Fraud and Stealth Malware
The presentation about fraud malware analysis showed us that FAKEAV/fake tools have been around for some time now and will probably be there for even longer because of their capability to adapt to changes in the computing landscape.
According to the report, we may even expect such threats to adapt to mobile platforms in the coming years.
File Reputation Research
In his presentation, Tim Ebringer of Microsoft brought out the issue regarding difficulties with finding other malware samples related to one particular file. This was similar to Ethan YX Chen’s paper wherein he proposed a solution to combine reputation- and content-based solutions. He offered a different perspective on the efforts to fight against today’s highly polymorphic, micro-distribution malware.
There are a lot of malware families right now so how can we say that a certain sample belongs to a certain malware family?
For the popular ones (Autorun, OnlineGames, FAKEAV), there is no problem but for the not-so-popular ones (RAMNIT, SYSWRT), the likelihood of placing the sample in a new family is high, therefore, damaging the malware taxonomy.

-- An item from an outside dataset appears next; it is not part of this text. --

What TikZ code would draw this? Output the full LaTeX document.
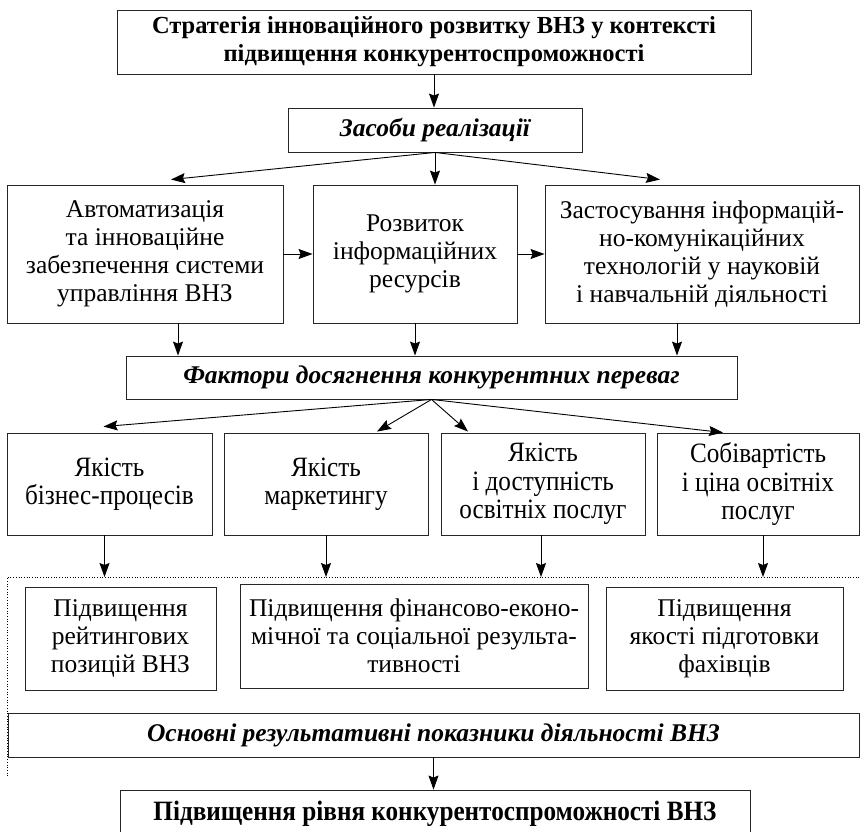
\documentclass[tikz,border=0pt]{standalone}
\usepackage{fontspec}
\setmainfont{Liberation Serif}
\newfontfamily\narrowfont{Liberation Serif}[FakeStretch=0.9]
\usetikzlibrary{arrows.meta}

\begin{document}
\begin{tikzpicture}[x=1pt,y=-1pt,
		box/.style={draw=black!85,line width=.9pt,align=center,inner sep=0pt,
			font=\fontsize{25.5}{28}\selectfont},
		headbox/.style={box,font=\fontsize{25.5}{28}\selectfont\bfseries\itshape},
		narrowbox/.style={box,font=\narrowfont\fontsize{28}{28.5}\selectfont},
		arr/.style={line width=.9pt,-{Stealth[length=14pt,width=10pt,inset=2pt]}}]

	\useasboundingbox (0,0) rectangle (861,831);

	\node[box,font=\fontsize{24.5}{28}\selectfont\bfseries,minimum width=634pt,minimum height=64pt] (strat) at (434,42)
		{Стратегія інноваційного розвитку ВНЗ у контексті\\підвищення конкурентоспроможності};
	\node[headbox,minimum width=294pt,minimum height=44pt] (means) at (435,130) {Засоби реалізації};

	\node[box,minimum width=276pt,minimum height=138pt] (auto) at (145,254)
		{Автоматизація\\та інноваційне\\забезпечення системи\\управління ВНЗ};
	\node[box,minimum width=204pt,minimum height=138pt] (res) at (415,254)
		{Розвиток\\інформаційних\\ресурсів};
	\node[box,minimum width=314pt,minimum height=138pt] (ict) at (702,254)
		{Застосування інформацій-\\но-комунікаційних\\технологій у науковій\\і навчальній діяльності};

	\node[headbox,minimum width=611pt,minimum height=43pt] (fact) at (431.5,377.5)
		{Фактори досягнення конкурентних переваг};
	\coordinate (hub) at (fact.south);

	\node[narrowbox,minimum width=205pt,minimum height=102pt] (qa) at (109.5,484) {Якість\\бізнес-процесів};
	\node[narrowbox,minimum width=204pt,minimum height=102pt] (qb) at (326,484) {Якість\\маркетингу};
	\node[narrowbox,minimum width=204pt,minimum height=102pt] (qc) at (543,484) {Якість\\і доступність\\освітніх послуг};
	\node[narrowbox,minimum width=202pt,minimum height=102pt] (qd) at (758,484) {Собівартість\\і ціна освітніх\\послуг};

	\coordinate (frame) at (7,577);
	\draw[dotted,line width=.7pt] (7,776) -- (frame) -- (861,577);

	\node[box,minimum width=191pt,minimum height=103pt] (ra) at (120.5,638.5)
		{Підвищення\\рейтингових\\позицій ВНЗ};
	\node[box,minimum width=348pt,minimum height=104pt] (rb) at (414,636)
		{Підвищення фінансово-еконо-\\мічної та соціальної результа-\\тивності};
	\node[box,minimum width=237pt,minimum height=103pt] (rc) at (724.5,638.5)
		{Підвищення\\якості підготовки\\фахівців};

	\node[headbox,minimum width=851pt,minimum height=44pt] (kpi) at (433.5,735)
		{Основні результативні показники діяльності ВНЗ};
	\node[box,font=\narrowfont\fontsize{28}{28}\selectfont\bfseries,minimum width=630pt,minimum height=48pt] (goal) at (435,814)
		{Підвищення рівня конкурентоспроможності ВНЗ};

	\draw[arr] (strat.south) -- (strat.south |- means.north);
	\draw[arr] (means.south) -- ([xshift=26pt,yshift=5pt]auto.north);
	\draw[arr] (means.south) -- (means.south |- res.north);
	\draw[arr] (means.south) -- ([xshift=-42pt,yshift=5pt]ict.north);
	\draw[arr] (auto.east) -- (res.west);
	\draw[arr] (res.east) -- (ict.west);

	\draw[arr] ([xshift=33pt]auto.south) -- ([xshift=33pt]auto.south |- fact.north);
	\draw[arr] (res.south) -- (res.south |- fact.north);
	\draw[arr] ([xshift=-25pt]ict.south) -- ([xshift=-25pt]ict.south |- fact.north);

	\draw[arr] (hub) -- ([xshift=-6pt,yshift=6pt]qa.north);
	\draw[arr] (hub) -- ([xshift=51pt,yshift=1pt]qb.north);
	\draw[arr] (hub) -- ([xshift=-75pt,yshift=1pt]qc.north);
	\draw[arr] (hub) -- ([xshift=-35pt]qd.north);

	\draw[arr] ([xshift=-5pt]qa.south) -- ([xshift=-5pt]qa.south |- frame);
	\draw[arr] (qb.south) -- (qb.south |- frame);
	\draw[arr] ([xshift=-2pt]qc.south) -- ([xshift=-2pt]qc.south |- frame);
	\draw[arr] ([xshift=5pt]qd.south) -- ([xshift=5pt]qd.south |- frame);

	\draw[arr] (kpi.south) -- (kpi.south |- goal.north);
\end{tikzpicture}
\end{document}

With Bindex, all malware samples are divided into blocks of code and stored in a database. If a new sample that is being analyzed by an engineer contains an interesting code snippet, he/she can search the database using the snippet and find related malware. If the result turns out to be very broad (e.g., composed of different families) then the code snippet that he/she searched may be a compiler code.
Being able to identify a compiler code can help avoid false alarms since the engineer will then know that the code should not be used as a malware signature. Overall, we think this application is of great help in creating heuristic detections.
VB2011 was a great experience for meeting other people in the antimalware industry. In sum, the learning we gained during the conference will definitely help us become even stronger in our battles against future threats and ultimately be better in providing solutions for and in protecting users.